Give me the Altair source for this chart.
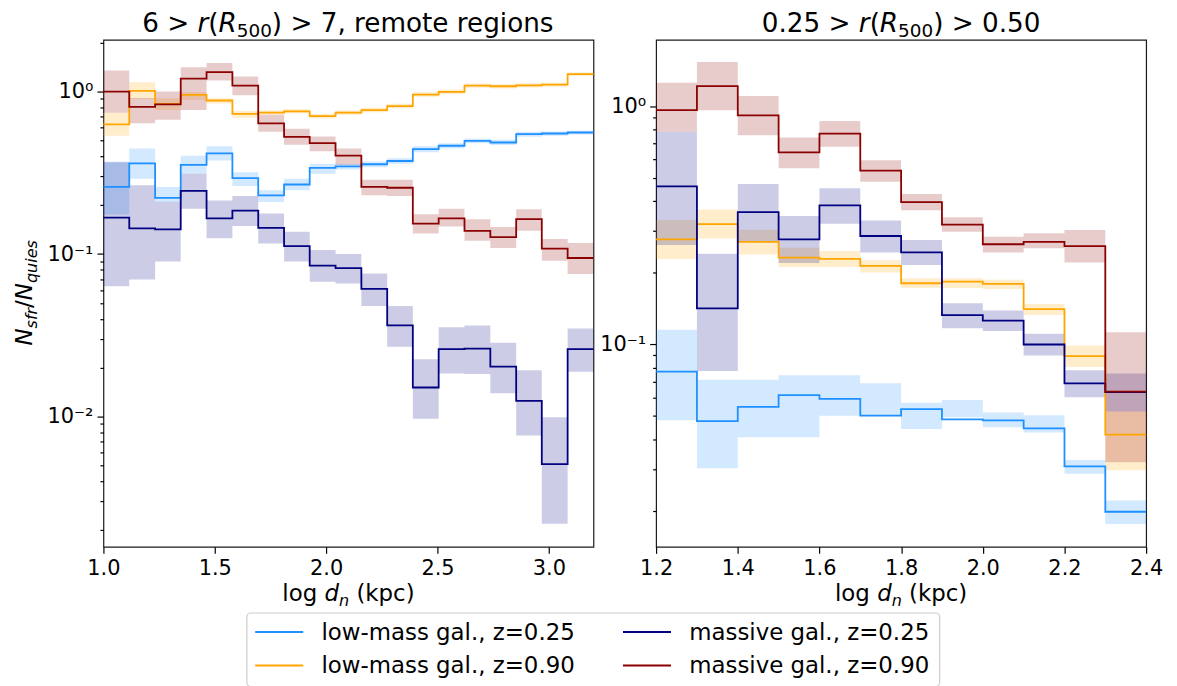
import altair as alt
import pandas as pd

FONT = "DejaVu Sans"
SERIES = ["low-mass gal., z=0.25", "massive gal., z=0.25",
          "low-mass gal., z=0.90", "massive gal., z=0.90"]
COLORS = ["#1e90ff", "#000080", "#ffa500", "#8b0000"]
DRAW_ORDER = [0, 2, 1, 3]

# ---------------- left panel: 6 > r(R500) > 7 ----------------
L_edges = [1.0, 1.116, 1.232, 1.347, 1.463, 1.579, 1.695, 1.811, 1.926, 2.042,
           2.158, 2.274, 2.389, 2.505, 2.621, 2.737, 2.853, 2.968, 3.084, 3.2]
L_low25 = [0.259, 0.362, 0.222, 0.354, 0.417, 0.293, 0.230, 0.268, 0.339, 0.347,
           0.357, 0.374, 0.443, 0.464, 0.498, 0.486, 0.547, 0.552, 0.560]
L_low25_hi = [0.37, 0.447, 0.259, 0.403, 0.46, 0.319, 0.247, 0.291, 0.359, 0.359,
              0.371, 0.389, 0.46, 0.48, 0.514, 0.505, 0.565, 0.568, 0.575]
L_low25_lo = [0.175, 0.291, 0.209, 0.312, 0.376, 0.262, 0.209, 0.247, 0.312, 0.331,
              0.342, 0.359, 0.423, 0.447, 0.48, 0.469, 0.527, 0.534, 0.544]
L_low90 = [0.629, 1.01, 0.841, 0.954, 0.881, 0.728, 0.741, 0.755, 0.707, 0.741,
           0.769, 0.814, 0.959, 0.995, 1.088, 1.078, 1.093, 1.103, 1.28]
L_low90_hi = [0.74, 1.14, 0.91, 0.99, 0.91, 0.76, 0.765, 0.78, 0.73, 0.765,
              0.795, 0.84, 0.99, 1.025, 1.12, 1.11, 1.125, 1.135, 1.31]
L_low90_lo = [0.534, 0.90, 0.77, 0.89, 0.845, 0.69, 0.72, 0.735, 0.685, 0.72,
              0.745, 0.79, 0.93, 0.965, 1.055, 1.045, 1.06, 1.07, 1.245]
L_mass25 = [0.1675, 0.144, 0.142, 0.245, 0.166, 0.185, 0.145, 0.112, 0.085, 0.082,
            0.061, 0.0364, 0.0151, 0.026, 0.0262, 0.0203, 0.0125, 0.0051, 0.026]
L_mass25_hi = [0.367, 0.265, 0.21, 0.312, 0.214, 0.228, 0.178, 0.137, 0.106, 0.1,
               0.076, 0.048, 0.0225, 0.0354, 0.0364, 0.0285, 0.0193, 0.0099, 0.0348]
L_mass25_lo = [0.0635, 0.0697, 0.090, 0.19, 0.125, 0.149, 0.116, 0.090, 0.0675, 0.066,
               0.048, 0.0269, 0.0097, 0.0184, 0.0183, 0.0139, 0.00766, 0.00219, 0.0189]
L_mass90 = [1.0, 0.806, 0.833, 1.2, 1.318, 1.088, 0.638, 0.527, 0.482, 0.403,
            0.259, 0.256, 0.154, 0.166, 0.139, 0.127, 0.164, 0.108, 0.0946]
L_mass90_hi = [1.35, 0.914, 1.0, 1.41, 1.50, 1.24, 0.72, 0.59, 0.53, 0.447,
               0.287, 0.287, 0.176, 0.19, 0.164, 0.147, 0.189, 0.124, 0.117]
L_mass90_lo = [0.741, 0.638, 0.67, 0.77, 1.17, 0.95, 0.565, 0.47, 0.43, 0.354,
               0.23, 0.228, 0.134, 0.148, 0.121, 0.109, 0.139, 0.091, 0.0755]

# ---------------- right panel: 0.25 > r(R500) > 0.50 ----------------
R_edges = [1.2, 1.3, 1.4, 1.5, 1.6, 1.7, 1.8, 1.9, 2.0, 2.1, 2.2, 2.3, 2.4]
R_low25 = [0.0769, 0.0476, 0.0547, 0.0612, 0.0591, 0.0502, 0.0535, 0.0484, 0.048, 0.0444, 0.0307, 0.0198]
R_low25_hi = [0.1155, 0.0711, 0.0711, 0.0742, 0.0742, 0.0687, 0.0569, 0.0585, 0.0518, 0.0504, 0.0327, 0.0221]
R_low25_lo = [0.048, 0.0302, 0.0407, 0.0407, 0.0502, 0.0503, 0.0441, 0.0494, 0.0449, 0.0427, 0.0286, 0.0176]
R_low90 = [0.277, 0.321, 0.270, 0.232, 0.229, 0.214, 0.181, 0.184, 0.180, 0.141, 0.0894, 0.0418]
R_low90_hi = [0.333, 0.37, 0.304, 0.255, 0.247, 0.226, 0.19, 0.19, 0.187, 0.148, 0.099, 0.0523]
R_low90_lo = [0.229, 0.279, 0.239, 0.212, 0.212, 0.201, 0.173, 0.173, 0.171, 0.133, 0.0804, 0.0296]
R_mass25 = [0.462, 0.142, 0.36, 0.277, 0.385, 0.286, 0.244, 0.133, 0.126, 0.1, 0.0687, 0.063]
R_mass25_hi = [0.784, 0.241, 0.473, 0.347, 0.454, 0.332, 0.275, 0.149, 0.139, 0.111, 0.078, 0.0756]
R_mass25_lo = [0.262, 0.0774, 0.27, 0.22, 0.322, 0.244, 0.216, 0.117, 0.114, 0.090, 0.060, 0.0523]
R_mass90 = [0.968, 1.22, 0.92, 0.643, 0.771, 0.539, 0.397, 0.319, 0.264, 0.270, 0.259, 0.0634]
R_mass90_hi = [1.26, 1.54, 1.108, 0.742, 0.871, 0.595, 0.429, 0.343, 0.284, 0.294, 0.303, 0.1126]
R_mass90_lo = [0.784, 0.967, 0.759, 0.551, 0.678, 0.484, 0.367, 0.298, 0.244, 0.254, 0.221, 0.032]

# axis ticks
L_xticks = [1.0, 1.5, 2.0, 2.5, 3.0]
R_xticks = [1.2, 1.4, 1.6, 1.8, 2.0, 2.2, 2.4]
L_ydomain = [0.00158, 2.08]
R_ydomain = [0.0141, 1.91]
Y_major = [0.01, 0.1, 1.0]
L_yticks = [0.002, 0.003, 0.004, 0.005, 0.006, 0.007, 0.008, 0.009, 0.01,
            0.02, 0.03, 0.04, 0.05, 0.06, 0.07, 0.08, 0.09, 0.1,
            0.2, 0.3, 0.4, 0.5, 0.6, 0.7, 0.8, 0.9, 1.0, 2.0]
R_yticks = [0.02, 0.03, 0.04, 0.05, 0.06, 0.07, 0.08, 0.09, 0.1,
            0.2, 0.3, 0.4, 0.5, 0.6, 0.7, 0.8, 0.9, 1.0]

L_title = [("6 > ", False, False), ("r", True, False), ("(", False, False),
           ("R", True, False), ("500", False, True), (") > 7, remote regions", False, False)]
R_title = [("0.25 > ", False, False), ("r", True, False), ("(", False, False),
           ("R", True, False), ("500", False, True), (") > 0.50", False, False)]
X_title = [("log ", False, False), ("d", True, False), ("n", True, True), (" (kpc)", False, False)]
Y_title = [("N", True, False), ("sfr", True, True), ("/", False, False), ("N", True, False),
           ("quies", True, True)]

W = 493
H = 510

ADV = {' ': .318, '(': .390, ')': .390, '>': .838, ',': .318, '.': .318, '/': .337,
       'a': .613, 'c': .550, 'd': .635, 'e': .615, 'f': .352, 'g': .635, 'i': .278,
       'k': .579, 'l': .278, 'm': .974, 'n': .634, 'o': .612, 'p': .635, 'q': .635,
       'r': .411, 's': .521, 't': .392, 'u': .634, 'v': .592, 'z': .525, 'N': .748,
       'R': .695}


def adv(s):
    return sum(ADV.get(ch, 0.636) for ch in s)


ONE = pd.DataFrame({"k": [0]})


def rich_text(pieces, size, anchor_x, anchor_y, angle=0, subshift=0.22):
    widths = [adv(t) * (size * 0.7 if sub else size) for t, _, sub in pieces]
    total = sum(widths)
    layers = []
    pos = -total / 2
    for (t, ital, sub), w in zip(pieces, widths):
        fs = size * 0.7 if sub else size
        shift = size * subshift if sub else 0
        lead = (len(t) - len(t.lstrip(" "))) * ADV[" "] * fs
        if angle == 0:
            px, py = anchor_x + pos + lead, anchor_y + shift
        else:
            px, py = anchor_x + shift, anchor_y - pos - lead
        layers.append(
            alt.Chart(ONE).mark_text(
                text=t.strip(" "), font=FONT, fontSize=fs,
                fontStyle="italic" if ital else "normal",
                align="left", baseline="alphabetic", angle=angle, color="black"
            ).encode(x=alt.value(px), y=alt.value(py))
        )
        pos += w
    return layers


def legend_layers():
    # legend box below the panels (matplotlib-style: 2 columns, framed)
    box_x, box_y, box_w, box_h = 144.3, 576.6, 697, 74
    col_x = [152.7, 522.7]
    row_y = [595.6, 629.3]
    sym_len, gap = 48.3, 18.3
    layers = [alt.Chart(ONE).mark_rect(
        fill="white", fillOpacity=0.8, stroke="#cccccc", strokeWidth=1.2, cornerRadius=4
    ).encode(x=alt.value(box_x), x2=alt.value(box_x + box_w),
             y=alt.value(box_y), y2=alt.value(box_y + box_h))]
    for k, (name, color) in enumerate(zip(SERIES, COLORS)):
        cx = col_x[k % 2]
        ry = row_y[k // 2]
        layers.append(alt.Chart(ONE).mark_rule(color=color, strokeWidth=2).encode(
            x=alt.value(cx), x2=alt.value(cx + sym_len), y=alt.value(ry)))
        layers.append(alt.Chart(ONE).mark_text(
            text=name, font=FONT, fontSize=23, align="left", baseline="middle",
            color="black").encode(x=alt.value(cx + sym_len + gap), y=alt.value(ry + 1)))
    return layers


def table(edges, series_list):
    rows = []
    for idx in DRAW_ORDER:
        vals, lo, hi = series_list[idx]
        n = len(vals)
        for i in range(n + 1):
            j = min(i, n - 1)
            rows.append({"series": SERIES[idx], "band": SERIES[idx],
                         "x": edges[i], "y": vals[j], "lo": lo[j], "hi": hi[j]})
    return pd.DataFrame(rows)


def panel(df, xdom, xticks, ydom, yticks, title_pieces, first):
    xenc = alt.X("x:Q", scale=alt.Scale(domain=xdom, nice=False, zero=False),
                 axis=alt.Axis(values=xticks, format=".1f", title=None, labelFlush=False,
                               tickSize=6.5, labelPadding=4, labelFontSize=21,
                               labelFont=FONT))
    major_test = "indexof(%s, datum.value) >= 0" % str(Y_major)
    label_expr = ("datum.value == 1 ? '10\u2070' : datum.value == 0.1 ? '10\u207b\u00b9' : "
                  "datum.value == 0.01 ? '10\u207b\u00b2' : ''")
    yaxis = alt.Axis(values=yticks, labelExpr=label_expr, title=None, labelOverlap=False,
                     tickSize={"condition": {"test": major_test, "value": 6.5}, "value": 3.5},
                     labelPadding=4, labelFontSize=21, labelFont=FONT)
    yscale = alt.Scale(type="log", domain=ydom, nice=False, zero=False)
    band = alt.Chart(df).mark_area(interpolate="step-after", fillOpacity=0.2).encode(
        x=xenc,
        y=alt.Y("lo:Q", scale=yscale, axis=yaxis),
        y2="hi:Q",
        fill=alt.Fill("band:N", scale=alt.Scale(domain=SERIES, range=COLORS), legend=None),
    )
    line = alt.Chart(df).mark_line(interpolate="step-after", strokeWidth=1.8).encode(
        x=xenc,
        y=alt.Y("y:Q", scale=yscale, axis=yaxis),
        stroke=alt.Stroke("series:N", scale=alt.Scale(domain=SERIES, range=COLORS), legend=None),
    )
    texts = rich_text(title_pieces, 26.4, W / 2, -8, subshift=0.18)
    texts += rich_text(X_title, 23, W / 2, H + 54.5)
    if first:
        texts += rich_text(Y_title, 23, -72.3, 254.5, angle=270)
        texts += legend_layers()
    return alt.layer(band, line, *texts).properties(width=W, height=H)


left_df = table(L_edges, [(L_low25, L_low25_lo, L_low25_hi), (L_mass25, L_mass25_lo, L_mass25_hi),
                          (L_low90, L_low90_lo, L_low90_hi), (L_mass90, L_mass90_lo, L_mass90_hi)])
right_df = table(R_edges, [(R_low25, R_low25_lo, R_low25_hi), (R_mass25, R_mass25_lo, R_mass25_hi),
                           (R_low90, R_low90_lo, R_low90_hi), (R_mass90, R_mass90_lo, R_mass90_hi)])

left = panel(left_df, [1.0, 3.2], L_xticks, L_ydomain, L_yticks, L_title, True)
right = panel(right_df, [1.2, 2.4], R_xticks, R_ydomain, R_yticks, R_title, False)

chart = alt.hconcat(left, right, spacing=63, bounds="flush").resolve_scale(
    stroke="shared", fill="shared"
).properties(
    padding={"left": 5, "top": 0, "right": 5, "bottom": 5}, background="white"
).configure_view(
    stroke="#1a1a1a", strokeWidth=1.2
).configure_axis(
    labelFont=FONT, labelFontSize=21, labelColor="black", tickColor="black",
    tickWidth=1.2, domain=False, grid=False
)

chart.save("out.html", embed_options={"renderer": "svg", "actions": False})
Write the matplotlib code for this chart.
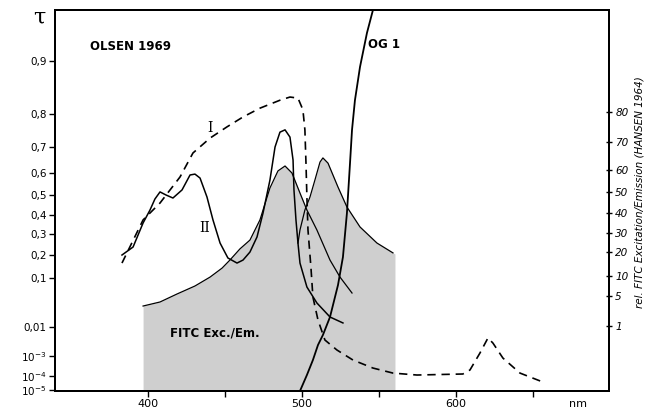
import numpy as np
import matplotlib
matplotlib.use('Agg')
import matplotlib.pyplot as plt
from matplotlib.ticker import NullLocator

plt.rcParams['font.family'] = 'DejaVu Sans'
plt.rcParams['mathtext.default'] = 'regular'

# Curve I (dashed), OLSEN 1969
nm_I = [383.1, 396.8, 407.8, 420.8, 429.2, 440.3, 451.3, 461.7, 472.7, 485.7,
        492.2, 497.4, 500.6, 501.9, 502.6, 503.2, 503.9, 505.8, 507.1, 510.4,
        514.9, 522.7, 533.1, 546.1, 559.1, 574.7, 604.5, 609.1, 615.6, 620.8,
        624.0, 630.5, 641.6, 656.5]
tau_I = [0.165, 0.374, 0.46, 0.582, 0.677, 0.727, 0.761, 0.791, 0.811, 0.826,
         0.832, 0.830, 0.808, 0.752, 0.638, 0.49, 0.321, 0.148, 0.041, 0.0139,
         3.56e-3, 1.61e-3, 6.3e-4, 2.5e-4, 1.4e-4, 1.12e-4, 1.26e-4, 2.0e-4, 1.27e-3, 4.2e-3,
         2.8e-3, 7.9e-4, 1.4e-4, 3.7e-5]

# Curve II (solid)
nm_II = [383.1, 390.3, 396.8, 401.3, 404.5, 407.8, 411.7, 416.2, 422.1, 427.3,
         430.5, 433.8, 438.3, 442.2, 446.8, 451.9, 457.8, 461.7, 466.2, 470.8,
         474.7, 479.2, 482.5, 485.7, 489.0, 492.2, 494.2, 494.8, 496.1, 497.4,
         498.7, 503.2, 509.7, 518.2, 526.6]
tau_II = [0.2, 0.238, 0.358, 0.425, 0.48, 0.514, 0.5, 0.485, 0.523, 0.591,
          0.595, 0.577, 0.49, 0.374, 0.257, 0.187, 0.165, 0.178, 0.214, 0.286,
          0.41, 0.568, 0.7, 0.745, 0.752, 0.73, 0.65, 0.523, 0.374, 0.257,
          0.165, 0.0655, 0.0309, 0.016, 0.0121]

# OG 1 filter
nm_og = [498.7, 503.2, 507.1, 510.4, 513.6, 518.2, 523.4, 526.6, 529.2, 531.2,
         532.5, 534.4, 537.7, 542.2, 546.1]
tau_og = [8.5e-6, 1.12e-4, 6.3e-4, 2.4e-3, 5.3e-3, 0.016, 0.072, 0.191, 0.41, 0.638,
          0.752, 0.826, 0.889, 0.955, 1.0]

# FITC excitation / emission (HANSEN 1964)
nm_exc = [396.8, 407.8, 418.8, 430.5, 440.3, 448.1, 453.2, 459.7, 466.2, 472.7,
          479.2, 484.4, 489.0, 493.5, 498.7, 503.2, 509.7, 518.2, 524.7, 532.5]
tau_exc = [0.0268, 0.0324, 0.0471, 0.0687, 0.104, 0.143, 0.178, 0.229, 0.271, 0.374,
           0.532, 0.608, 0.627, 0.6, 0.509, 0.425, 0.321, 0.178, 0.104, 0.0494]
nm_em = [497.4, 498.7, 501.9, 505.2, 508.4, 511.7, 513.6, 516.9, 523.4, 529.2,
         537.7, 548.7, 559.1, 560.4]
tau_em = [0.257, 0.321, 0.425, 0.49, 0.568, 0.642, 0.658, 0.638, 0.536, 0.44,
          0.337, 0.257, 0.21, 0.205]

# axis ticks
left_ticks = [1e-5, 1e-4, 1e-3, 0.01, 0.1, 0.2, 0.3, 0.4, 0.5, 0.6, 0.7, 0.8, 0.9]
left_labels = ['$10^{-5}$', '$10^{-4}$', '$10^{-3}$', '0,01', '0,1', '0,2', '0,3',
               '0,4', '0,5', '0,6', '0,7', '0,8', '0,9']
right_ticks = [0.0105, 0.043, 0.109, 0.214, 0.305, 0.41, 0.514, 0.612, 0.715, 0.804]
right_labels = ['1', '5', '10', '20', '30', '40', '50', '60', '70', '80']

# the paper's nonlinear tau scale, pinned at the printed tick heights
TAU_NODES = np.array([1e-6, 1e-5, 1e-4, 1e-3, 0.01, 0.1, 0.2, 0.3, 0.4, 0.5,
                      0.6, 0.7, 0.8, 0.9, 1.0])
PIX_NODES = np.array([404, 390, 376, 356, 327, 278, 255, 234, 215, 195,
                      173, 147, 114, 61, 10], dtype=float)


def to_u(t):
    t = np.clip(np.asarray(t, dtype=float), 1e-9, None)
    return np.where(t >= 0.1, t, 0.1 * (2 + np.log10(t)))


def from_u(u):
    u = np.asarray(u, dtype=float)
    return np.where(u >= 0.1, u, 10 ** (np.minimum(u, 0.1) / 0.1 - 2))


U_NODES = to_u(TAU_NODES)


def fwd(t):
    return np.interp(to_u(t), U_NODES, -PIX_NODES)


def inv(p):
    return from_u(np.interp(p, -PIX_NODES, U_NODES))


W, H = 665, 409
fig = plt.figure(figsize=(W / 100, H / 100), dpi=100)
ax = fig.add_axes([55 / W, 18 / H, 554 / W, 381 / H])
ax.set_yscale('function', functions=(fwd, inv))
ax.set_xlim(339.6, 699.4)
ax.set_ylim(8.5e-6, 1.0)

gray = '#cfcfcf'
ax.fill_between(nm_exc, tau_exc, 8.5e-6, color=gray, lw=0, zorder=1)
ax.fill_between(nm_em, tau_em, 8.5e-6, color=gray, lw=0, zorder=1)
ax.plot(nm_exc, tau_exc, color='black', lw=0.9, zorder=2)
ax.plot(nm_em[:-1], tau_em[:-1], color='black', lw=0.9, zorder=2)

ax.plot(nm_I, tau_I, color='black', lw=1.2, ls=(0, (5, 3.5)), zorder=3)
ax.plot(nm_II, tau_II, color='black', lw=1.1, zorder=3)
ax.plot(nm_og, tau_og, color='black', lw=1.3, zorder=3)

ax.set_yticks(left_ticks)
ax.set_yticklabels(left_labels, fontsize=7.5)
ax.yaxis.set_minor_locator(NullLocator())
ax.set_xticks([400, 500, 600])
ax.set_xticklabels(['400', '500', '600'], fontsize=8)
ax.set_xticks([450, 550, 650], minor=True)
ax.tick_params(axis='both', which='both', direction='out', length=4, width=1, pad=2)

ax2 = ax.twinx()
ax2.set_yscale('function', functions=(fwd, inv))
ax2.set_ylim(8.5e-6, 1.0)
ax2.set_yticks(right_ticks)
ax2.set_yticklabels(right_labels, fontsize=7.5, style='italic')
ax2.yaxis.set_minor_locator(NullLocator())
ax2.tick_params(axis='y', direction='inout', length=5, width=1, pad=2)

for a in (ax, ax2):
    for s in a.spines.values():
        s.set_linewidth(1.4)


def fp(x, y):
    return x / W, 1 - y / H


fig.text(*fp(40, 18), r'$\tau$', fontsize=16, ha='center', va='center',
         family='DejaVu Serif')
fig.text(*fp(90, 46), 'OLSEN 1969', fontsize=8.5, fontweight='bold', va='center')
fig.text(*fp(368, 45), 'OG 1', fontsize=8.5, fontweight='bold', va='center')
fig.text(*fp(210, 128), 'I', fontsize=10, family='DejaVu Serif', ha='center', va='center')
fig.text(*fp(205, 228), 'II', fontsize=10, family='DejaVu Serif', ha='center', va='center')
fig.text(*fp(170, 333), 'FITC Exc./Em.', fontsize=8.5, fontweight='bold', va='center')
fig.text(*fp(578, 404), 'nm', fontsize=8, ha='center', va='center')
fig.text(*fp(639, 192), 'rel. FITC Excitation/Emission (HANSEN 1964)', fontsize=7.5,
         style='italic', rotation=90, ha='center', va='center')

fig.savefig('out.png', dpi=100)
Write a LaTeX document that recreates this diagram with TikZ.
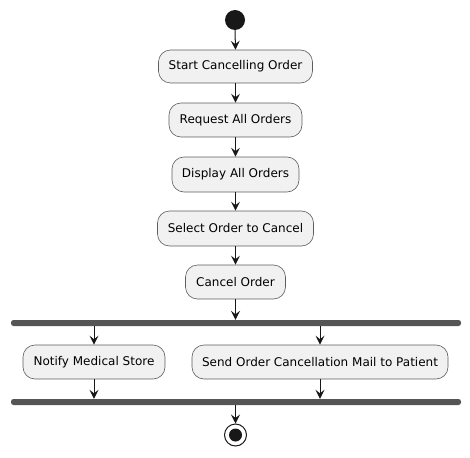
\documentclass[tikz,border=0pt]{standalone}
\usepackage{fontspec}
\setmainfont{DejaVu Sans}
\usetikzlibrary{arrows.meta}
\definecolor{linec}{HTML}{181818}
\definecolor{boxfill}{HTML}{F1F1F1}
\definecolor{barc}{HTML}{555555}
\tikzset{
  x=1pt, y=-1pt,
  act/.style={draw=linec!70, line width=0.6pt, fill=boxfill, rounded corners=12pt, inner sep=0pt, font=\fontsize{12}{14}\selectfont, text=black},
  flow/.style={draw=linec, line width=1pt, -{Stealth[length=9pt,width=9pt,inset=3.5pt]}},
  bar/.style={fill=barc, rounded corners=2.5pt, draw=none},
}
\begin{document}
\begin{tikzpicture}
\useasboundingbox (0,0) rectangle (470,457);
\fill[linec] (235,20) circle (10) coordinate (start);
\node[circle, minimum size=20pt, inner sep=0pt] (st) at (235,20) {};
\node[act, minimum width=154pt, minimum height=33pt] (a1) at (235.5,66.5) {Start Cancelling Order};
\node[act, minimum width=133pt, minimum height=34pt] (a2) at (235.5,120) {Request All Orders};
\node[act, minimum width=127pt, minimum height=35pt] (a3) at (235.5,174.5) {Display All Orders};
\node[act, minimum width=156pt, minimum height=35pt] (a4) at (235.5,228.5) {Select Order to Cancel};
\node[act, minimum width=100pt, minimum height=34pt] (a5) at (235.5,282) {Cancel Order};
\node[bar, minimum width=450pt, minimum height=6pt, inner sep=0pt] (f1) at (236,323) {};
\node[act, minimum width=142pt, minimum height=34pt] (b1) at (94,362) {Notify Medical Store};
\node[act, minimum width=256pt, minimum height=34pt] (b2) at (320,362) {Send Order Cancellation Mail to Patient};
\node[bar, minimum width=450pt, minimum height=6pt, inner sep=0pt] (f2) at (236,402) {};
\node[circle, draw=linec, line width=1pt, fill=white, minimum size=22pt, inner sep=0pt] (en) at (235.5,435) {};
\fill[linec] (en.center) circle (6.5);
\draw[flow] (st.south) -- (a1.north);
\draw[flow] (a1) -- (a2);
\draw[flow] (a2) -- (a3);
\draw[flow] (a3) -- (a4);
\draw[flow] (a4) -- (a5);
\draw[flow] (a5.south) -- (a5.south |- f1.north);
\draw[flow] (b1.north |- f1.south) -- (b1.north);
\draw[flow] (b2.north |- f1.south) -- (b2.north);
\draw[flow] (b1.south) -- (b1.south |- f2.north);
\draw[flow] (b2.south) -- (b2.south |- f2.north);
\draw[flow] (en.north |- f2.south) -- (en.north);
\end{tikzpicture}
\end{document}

→ **DESCRIPTION OF THE TASK**:
Exclude any pictures, and restate word for word the lines from the one containing "Write the matplotlib code for this chart." through the one containing "plt.rcParams['mathtext.default'] = 'regular'", both included.

→ **CORRECT RESPONSE**:
Write the matplotlib code for this chart.
import numpy as np
import matplotlib
matplotlib.use('Agg')
import matplotlib.pyplot as plt
from matplotlib.ticker import NullLocator

plt.rcParams['font.family'] = 'DejaVu Sans'
plt.rcParams['mathtext.default'] = 'regular'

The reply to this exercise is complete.